# WHAT IS EXPECTED
The listing beneath should be written out in full, exactly as shown.

# DATA SECTION
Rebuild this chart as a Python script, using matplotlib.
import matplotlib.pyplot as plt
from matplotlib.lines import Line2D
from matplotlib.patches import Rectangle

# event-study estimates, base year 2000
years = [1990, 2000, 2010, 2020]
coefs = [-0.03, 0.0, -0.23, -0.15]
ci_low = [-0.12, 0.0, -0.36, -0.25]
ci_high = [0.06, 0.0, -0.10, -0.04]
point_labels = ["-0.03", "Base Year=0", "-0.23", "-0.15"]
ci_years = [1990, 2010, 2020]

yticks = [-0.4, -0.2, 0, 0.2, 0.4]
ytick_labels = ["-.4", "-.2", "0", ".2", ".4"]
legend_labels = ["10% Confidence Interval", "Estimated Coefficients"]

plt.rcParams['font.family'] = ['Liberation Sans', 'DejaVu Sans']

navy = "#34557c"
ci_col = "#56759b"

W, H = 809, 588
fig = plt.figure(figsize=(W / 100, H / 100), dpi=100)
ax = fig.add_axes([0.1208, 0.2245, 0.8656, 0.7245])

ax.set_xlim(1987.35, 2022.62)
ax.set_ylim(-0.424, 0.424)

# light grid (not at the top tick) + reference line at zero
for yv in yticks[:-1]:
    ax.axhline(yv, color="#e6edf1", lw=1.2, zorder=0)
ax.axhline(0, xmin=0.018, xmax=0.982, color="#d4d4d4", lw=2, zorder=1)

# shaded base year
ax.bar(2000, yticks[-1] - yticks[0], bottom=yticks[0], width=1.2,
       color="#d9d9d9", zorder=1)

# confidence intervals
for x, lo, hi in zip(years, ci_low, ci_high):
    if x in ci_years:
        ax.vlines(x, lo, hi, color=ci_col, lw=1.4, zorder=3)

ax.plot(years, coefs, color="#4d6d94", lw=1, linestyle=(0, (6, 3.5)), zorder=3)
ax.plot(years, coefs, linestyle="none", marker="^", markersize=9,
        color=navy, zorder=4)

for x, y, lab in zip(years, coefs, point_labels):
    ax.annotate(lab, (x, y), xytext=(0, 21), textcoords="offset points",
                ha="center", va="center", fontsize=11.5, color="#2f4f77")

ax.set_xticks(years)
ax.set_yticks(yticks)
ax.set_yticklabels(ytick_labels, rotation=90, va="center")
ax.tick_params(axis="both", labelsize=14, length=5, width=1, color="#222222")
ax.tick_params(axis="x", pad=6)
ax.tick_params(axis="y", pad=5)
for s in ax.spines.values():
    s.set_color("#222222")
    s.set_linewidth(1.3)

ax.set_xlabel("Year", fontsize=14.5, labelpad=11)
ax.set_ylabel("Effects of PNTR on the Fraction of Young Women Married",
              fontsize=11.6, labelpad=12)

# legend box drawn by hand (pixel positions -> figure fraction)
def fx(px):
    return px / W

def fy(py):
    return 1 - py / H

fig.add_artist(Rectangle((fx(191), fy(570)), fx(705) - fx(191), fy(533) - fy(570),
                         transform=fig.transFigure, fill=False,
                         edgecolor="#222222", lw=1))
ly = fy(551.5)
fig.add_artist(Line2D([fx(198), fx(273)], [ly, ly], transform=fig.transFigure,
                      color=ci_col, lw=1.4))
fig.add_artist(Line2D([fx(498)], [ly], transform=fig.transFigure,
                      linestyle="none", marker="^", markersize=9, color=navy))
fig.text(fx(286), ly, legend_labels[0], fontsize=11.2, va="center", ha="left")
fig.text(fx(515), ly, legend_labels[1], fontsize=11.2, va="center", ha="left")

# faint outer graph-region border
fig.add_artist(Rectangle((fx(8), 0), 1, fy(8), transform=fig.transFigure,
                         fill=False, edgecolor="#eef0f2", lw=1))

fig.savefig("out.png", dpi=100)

# EXERCISE RESULT
Rebuild this chart as a Python script, using matplotlib.
import matplotlib.pyplot as plt
from matplotlib.lines import Line2D
from matplotlib.patches import Rectangle

# event-study estimates, base year 2000
years = [1990, 2000, 2010, 2020]
coefs = [-0.03, 0.0, -0.23, -0.15]
ci_low = [-0.12, 0.0, -0.36, -0.25]
ci_high = [0.06, 0.0, -0.10, -0.04]
point_labels = ["-0.03", "Base Year=0", "-0.23", "-0.15"]
ci_years = [1990, 2010, 2020]

yticks = [-0.4, -0.2, 0, 0.2, 0.4]
ytick_labels = ["-.4", "-.2", "0", ".2", ".4"]
legend_labels = ["10% Confidence Interval", "Estimated Coefficients"]

plt.rcParams['font.family'] = ['Liberation Sans', 'DejaVu Sans']

navy = "#34557c"
ci_col = "#56759b"

W, H = 809, 588
fig = plt.figure(figsize=(W / 100, H / 100), dpi=100)
ax = fig.add_axes([0.1208, 0.2245, 0.8656, 0.7245])

ax.set_xlim(1987.35, 2022.62)
ax.set_ylim(-0.424, 0.424)

# light grid (not at the top tick) + reference line at zero
for yv in yticks[:-1]:
    ax.axhline(yv, color="#e6edf1", lw=1.2, zorder=0)
ax.axhline(0, xmin=0.018, xmax=0.982, color="#d4d4d4", lw=2, zorder=1)

# shaded base year
ax.bar(2000, yticks[-1] - yticks[0], bottom=yticks[0], width=1.2,
       color="#d9d9d9", zorder=1)

# confidence intervals
for x, lo, hi in zip(years, ci_low, ci_high):
    if x in ci_years:
        ax.vlines(x, lo, hi, color=ci_col, lw=1.4, zorder=3)

ax.plot(years, coefs, color="#4d6d94", lw=1, linestyle=(0, (6, 3.5)), zorder=3)
ax.plot(years, coefs, linestyle="none", marker="^", markersize=9,
        color=navy, zorder=4)

for x, y, lab in zip(years, coefs, point_labels):
    ax.annotate(lab, (x, y), xytext=(0, 21), textcoords="offset points",
                ha="center", va="center", fontsize=11.5, color="#2f4f77")

ax.set_xticks(years)
ax.set_yticks(yticks)
ax.set_yticklabels(ytick_labels, rotation=90, va="center")
ax.tick_params(axis="both", labelsize=14, length=5, width=1, color="#222222")
ax.tick_params(axis="x", pad=6)
ax.tick_params(axis="y", pad=5)
for s in ax.spines.values():
    s.set_color("#222222")
    s.set_linewidth(1.3)

ax.set_xlabel("Year", fontsize=14.5, labelpad=11)
ax.set_ylabel("Effects of PNTR on the Fraction of Young Women Married",
              fontsize=11.6, labelpad=12)

# legend box drawn by hand (pixel positions -> figure fraction)
def fx(px):
    return px / W

def fy(py):
    return 1 - py / H

fig.add_artist(Rectangle((fx(191), fy(570)), fx(705) - fx(191), fy(533) - fy(570),
                         transform=fig.transFigure, fill=False,
                         edgecolor="#222222", lw=1))
ly = fy(551.5)
fig.add_artist(Line2D([fx(198), fx(273)], [ly, ly], transform=fig.transFigure,
                      color=ci_col, lw=1.4))
fig.add_artist(Line2D([fx(498)], [ly], transform=fig.transFigure,
                      linestyle="none", marker="^", markersize=9, color=navy))
fig.text(fx(286), ly, legend_labels[0], fontsize=11.2, va="center", ha="left")
fig.text(fx(515), ly, legend_labels[1], fontsize=11.2, va="center", ha="left")

# faint outer graph-region border
fig.add_artist(Rectangle((fx(8), 0), 1, fy(8), transform=fig.transFigure,
                         fill=False, edgecolor="#eef0f2", lw=1))

fig.savefig("out.png", dpi=100)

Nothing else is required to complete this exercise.